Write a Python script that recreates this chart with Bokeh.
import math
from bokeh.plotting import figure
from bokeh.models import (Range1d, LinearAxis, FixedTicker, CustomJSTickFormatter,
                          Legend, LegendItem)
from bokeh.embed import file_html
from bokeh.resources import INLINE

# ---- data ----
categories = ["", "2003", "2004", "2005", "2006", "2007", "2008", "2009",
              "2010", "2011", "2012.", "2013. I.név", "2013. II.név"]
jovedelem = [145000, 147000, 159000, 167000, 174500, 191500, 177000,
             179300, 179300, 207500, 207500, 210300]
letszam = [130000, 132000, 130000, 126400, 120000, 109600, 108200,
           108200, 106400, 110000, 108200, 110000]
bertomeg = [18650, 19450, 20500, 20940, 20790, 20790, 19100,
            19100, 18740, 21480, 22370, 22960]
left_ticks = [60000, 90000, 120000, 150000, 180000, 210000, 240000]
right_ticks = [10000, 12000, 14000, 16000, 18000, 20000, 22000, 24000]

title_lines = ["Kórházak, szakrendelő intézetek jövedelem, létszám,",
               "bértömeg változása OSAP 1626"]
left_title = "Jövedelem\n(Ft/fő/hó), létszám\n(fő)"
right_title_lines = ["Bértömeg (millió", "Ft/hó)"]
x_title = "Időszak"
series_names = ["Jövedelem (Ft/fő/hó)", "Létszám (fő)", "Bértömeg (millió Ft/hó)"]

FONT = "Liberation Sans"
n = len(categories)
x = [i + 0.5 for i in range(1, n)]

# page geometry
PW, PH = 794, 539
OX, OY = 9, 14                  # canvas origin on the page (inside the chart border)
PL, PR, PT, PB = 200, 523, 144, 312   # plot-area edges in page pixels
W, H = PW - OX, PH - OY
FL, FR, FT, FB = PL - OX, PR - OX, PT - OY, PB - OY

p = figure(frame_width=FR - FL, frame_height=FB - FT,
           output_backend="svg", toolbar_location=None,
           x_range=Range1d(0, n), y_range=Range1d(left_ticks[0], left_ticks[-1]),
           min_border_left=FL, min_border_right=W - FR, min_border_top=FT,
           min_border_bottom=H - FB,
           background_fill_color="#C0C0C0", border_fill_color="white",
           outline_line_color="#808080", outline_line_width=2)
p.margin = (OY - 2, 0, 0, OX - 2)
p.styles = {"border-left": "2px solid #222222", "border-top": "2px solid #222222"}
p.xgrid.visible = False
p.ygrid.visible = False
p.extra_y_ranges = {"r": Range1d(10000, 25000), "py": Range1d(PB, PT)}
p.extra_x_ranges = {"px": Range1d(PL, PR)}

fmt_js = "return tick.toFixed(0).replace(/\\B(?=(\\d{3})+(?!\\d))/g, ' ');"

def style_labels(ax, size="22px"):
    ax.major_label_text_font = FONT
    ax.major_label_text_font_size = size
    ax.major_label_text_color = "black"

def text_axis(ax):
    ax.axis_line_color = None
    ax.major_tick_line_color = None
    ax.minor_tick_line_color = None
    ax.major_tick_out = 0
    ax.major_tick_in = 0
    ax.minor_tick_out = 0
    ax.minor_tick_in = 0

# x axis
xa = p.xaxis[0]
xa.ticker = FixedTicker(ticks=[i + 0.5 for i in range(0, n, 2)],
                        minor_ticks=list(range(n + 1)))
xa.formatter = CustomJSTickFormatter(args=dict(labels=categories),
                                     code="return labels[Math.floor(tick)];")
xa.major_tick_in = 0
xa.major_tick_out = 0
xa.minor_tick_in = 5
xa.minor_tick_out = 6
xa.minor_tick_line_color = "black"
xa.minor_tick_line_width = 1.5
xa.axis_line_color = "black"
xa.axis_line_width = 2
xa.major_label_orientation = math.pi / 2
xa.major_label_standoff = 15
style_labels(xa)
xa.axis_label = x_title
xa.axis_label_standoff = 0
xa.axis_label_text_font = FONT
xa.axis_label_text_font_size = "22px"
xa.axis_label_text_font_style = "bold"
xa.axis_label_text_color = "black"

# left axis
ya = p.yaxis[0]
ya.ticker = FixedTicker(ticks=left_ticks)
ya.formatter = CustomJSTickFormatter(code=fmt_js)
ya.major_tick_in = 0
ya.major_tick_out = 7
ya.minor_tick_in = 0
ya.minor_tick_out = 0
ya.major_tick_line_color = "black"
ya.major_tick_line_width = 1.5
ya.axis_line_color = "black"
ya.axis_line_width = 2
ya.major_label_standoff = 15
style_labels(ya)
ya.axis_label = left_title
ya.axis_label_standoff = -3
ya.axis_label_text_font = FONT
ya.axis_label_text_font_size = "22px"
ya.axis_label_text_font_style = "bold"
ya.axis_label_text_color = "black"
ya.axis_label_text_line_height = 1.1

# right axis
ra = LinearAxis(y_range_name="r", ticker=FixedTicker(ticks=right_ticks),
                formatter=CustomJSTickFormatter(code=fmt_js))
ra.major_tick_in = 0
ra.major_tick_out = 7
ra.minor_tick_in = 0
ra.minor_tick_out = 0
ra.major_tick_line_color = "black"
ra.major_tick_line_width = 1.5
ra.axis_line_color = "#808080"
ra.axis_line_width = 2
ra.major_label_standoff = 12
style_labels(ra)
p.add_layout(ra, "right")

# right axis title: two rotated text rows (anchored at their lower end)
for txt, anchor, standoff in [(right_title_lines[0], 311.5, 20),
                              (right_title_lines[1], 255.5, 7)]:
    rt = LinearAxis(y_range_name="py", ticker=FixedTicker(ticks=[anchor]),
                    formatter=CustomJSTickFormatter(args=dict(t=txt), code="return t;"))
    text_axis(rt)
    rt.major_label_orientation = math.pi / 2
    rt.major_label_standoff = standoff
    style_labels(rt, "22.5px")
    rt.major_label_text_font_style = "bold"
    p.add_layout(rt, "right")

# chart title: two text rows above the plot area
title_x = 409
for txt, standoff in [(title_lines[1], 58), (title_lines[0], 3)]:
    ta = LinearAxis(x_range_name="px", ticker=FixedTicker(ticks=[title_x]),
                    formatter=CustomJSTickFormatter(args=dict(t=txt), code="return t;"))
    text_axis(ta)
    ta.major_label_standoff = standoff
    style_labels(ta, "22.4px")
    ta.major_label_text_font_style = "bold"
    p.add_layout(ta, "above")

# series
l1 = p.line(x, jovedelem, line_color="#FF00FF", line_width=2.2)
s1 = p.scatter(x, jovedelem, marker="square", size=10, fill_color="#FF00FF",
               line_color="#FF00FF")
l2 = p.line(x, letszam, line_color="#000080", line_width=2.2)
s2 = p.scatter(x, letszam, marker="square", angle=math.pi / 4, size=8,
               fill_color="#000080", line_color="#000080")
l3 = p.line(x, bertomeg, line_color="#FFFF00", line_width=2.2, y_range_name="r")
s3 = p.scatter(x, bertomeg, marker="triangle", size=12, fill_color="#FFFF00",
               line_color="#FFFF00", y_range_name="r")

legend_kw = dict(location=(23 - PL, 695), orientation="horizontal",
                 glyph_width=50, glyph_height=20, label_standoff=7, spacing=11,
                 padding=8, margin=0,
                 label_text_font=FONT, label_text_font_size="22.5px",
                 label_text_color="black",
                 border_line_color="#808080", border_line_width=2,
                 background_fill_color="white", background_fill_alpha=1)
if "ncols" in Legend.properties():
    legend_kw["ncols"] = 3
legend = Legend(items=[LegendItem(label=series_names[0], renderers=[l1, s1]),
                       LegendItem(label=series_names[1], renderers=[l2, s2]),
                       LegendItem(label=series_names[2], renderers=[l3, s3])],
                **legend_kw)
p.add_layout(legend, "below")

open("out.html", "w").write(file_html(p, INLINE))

Exercise.
Repeat the material above in full, keeping every word.

Final answer.
Write a Python script that recreates this chart with Bokeh.
import math
from bokeh.plotting import figure
from bokeh.models import (Range1d, LinearAxis, FixedTicker, CustomJSTickFormatter,
                          Legend, LegendItem)
from bokeh.embed import file_html
from bokeh.resources import INLINE

# ---- data ----
categories = ["", "2003", "2004", "2005", "2006", "2007", "2008", "2009",
              "2010", "2011", "2012.", "2013. I.név", "2013. II.név"]
jovedelem = [145000, 147000, 159000, 167000, 174500, 191500, 177000,
             179300, 179300, 207500, 207500, 210300]
letszam = [130000, 132000, 130000, 126400, 120000, 109600, 108200,
           108200, 106400, 110000, 108200, 110000]
bertomeg = [18650, 19450, 20500, 20940, 20790, 20790, 19100,
            19100, 18740, 21480, 22370, 22960]
left_ticks = [60000, 90000, 120000, 150000, 180000, 210000, 240000]
right_ticks = [10000, 12000, 14000, 16000, 18000, 20000, 22000, 24000]

title_lines = ["Kórházak, szakrendelő intézetek jövedelem, létszám,",
               "bértömeg változása OSAP 1626"]
left_title = "Jövedelem\n(Ft/fő/hó), létszám\n(fő)"
right_title_lines = ["Bértömeg (millió", "Ft/hó)"]
x_title = "Időszak"
series_names = ["Jövedelem (Ft/fő/hó)", "Létszám (fő)", "Bértömeg (millió Ft/hó)"]

FONT = "Liberation Sans"
n = len(categories)
x = [i + 0.5 for i in range(1, n)]

# page geometry
PW, PH = 794, 539
OX, OY = 9, 14                  # canvas origin on the page (inside the chart border)
PL, PR, PT, PB = 200, 523, 144, 312   # plot-area edges in page pixels
W, H = PW - OX, PH - OY
FL, FR, FT, FB = PL - OX, PR - OX, PT - OY, PB - OY

p = figure(frame_width=FR - FL, frame_height=FB - FT,
           output_backend="svg", toolbar_location=None,
           x_range=Range1d(0, n), y_range=Range1d(left_ticks[0], left_ticks[-1]),
           min_border_left=FL, min_border_right=W - FR, min_border_top=FT,
           min_border_bottom=H - FB,
           background_fill_color="#C0C0C0", border_fill_color="white",
           outline_line_color="#808080", outline_line_width=2)
p.margin = (OY - 2, 0, 0, OX - 2)
p.styles = {"border-left": "2px solid #222222", "border-top": "2px solid #222222"}
p.xgrid.visible = False
p.ygrid.visible = False
p.extra_y_ranges = {"r": Range1d(10000, 25000), "py": Range1d(PB, PT)}
p.extra_x_ranges = {"px": Range1d(PL, PR)}

fmt_js = "return tick.toFixed(0).replace(/\\B(?=(\\d{3})+(?!\\d))/g, ' ');"

def style_labels(ax, size="22px"):
    ax.major_label_text_font = FONT
    ax.major_label_text_font_size = size
    ax.major_label_text_color = "black"

def text_axis(ax):
    ax.axis_line_color = None
    ax.major_tick_line_color = None
    ax.minor_tick_line_color = None
    ax.major_tick_out = 0
    ax.major_tick_in = 0
    ax.minor_tick_out = 0
    ax.minor_tick_in = 0

# x axis
xa = p.xaxis[0]
xa.ticker = FixedTicker(ticks=[i + 0.5 for i in range(0, n, 2)],
                        minor_ticks=list(range(n + 1)))
xa.formatter = CustomJSTickFormatter(args=dict(labels=categories),
                                     code="return labels[Math.floor(tick)];")
xa.major_tick_in = 0
xa.major_tick_out = 0
xa.minor_tick_in = 5
xa.minor_tick_out = 6
xa.minor_tick_line_color = "black"
xa.minor_tick_line_width = 1.5
xa.axis_line_color = "black"
xa.axis_line_width = 2
xa.major_label_orientation = math.pi / 2
xa.major_label_standoff = 15
style_labels(xa)
xa.axis_label = x_title
xa.axis_label_standoff = 0
xa.axis_label_text_font = FONT
xa.axis_label_text_font_size = "22px"
xa.axis_label_text_font_style = "bold"
xa.axis_label_text_color = "black"

# left axis
ya = p.yaxis[0]
ya.ticker = FixedTicker(ticks=left_ticks)
ya.formatter = CustomJSTickFormatter(code=fmt_js)
ya.major_tick_in = 0
ya.major_tick_out = 7
ya.minor_tick_in = 0
ya.minor_tick_out = 0
ya.major_tick_line_color = "black"
ya.major_tick_line_width = 1.5
ya.axis_line_color = "black"
ya.axis_line_width = 2
ya.major_label_standoff = 15
style_labels(ya)
ya.axis_label = left_title
ya.axis_label_standoff = -3
ya.axis_label_text_font = FONT
ya.axis_label_text_font_size = "22px"
ya.axis_label_text_font_style = "bold"
ya.axis_label_text_color = "black"
ya.axis_label_text_line_height = 1.1

# right axis
ra = LinearAxis(y_range_name="r", ticker=FixedTicker(ticks=right_ticks),
                formatter=CustomJSTickFormatter(code=fmt_js))
ra.major_tick_in = 0
ra.major_tick_out = 7
ra.minor_tick_in = 0
ra.minor_tick_out = 0
ra.major_tick_line_color = "black"
ra.major_tick_line_width = 1.5
ra.axis_line_color = "#808080"
ra.axis_line_width = 2
ra.major_label_standoff = 12
style_labels(ra)
p.add_layout(ra, "right")

# right axis title: two rotated text rows (anchored at their lower end)
for txt, anchor, standoff in [(right_title_lines[0], 311.5, 20),
                              (right_title_lines[1], 255.5, 7)]:
    rt = LinearAxis(y_range_name="py", ticker=FixedTicker(ticks=[anchor]),
                    formatter=CustomJSTickFormatter(args=dict(t=txt), code="return t;"))
    text_axis(rt)
    rt.major_label_orientation = math.pi / 2
    rt.major_label_standoff = standoff
    style_labels(rt, "22.5px")
    rt.major_label_text_font_style = "bold"
    p.add_layout(rt, "right")

# chart title: two text rows above the plot area
title_x = 409
for txt, standoff in [(title_lines[1], 58), (title_lines[0], 3)]:
    ta = LinearAxis(x_range_name="px", ticker=FixedTicker(ticks=[title_x]),
                    formatter=CustomJSTickFormatter(args=dict(t=txt), code="return t;"))
    text_axis(ta)
    ta.major_label_standoff = standoff
    style_labels(ta, "22.4px")
    ta.major_label_text_font_style = "bold"
    p.add_layout(ta, "above")

# series
l1 = p.line(x, jovedelem, line_color="#FF00FF", line_width=2.2)
s1 = p.scatter(x, jovedelem, marker="square", size=10, fill_color="#FF00FF",
               line_color="#FF00FF")
l2 = p.line(x, letszam, line_color="#000080", line_width=2.2)
s2 = p.scatter(x, letszam, marker="square", angle=math.pi / 4, size=8,
               fill_color="#000080", line_color="#000080")
l3 = p.line(x, bertomeg, line_color="#FFFF00", line_width=2.2, y_range_name="r")
s3 = p.scatter(x, bertomeg, marker="triangle", size=12, fill_color="#FFFF00",
               line_color="#FFFF00", y_range_name="r")

legend_kw = dict(location=(23 - PL, 695), orientation="horizontal",
                 glyph_width=50, glyph_height=20, label_standoff=7, spacing=11,
                 padding=8, margin=0,
                 label_text_font=FONT, label_text_font_size="22.5px",
                 label_text_color="black",
                 border_line_color="#808080", border_line_width=2,
                 background_fill_color="white", background_fill_alpha=1)
if "ncols" in Legend.properties():
    legend_kw["ncols"] = 3
legend = Legend(items=[LegendItem(label=series_names[0], renderers=[l1, s1]),
                       LegendItem(label=series_names[1], renderers=[l2, s2]),
                       LegendItem(label=series_names[2], renderers=[l3, s3])],
                **legend_kw)
p.add_layout(legend, "below")

open("out.html", "w").write(file_html(p, INLINE))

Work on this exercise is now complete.